Opera in one act by Giselher Klebe

Das Rendezvous, Op. 78, is a chamber opera in one act by Giselher Klebe, to a libretto by his wife Lore Klebe, based on a satire by Mikhail Zoshchenko. The opera was premiered in 1977, for the 125th anniversary of the Staatsoper Hannover.

== History ==
Klebe composed the opera for the 125th anniversary of the opera house of the Staatsoper Hannover in 1977, which was celebrated with three commissions of new works, also Wolfgang Rihm's Faust und Yorick and Karlheinz Stockhausen's Jubiläum for large orchestra. Klebe's wife, Lore Klebe, wrote the libretto based on the satiric story Ein spaßiges Abenteuer (A funny adventure) by Mikhail Zoshchenko. It was Klebe's first comic opera.

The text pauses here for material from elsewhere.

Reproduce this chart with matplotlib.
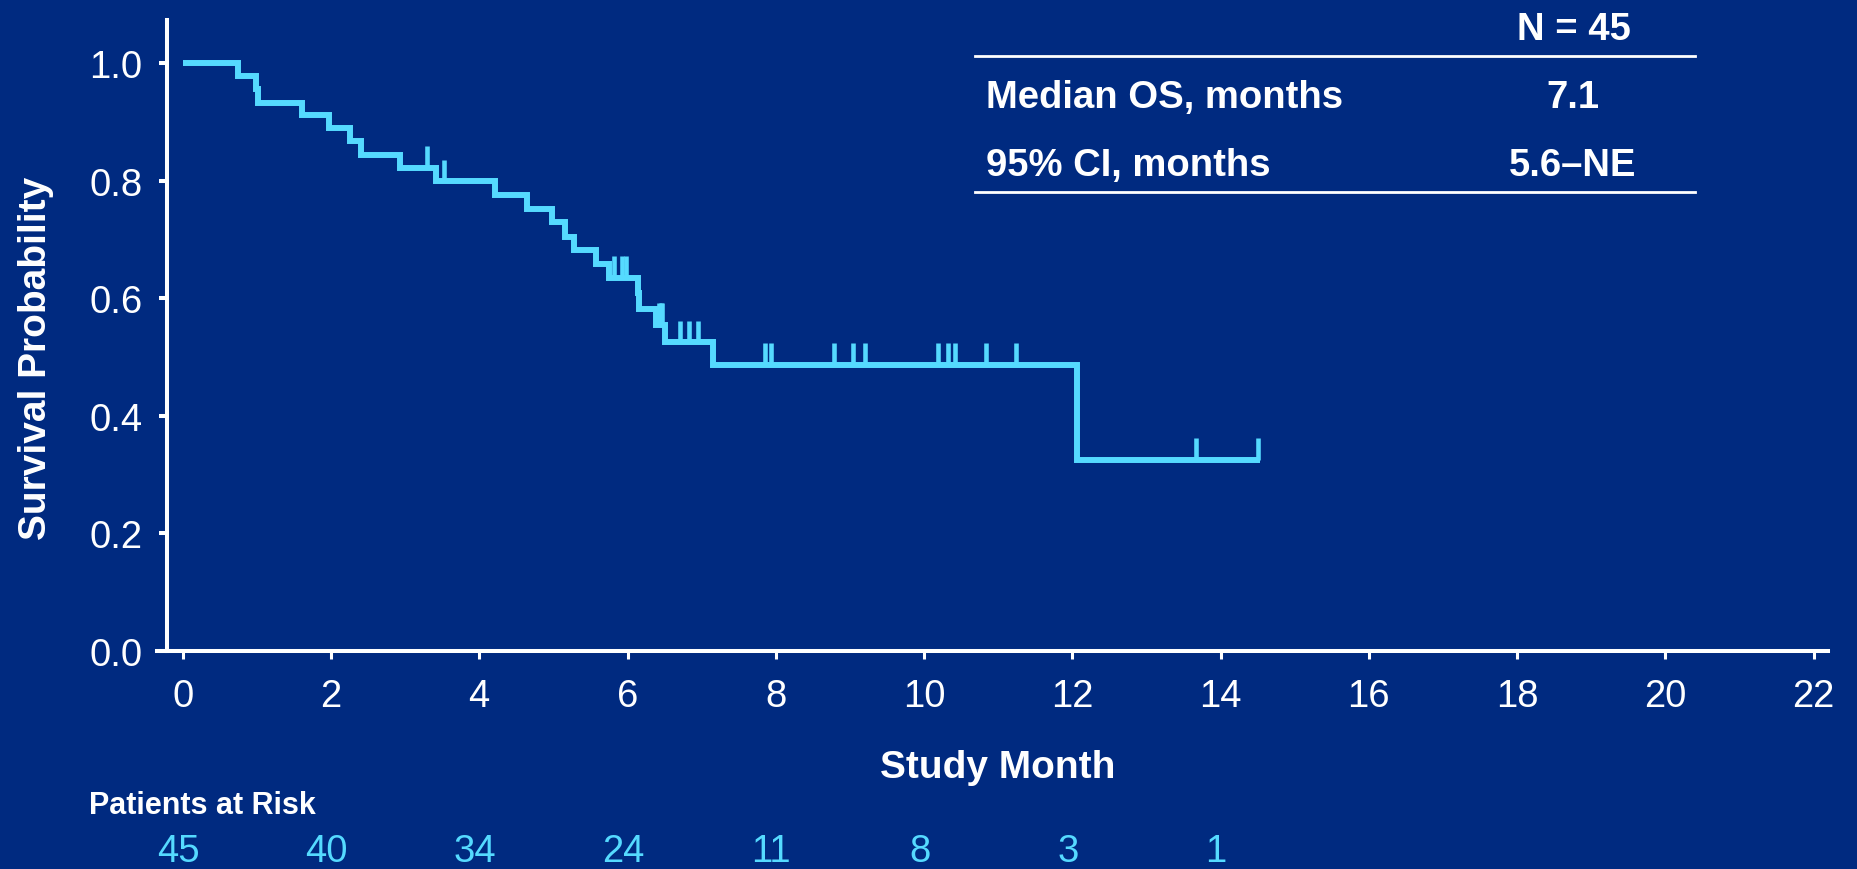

The opera was premiered at the opera house in October 1977, staged by Günter Roth and conducted by Hans Herbert Jöris. A reviewer of Die Zeit described it as a burlesque about the possibility, forms and consequences of a liberation of the norms of marriage ("eine Burleske über die Möglichkeit, die Formen und die Folgen einer Liberalisierung strenger Ehe-Normen"). Meetings between three men and three women are treated with irony. Klebe's music has been described as a chamber opera with dramatic drive and economically used sound effects, rhythms and accents.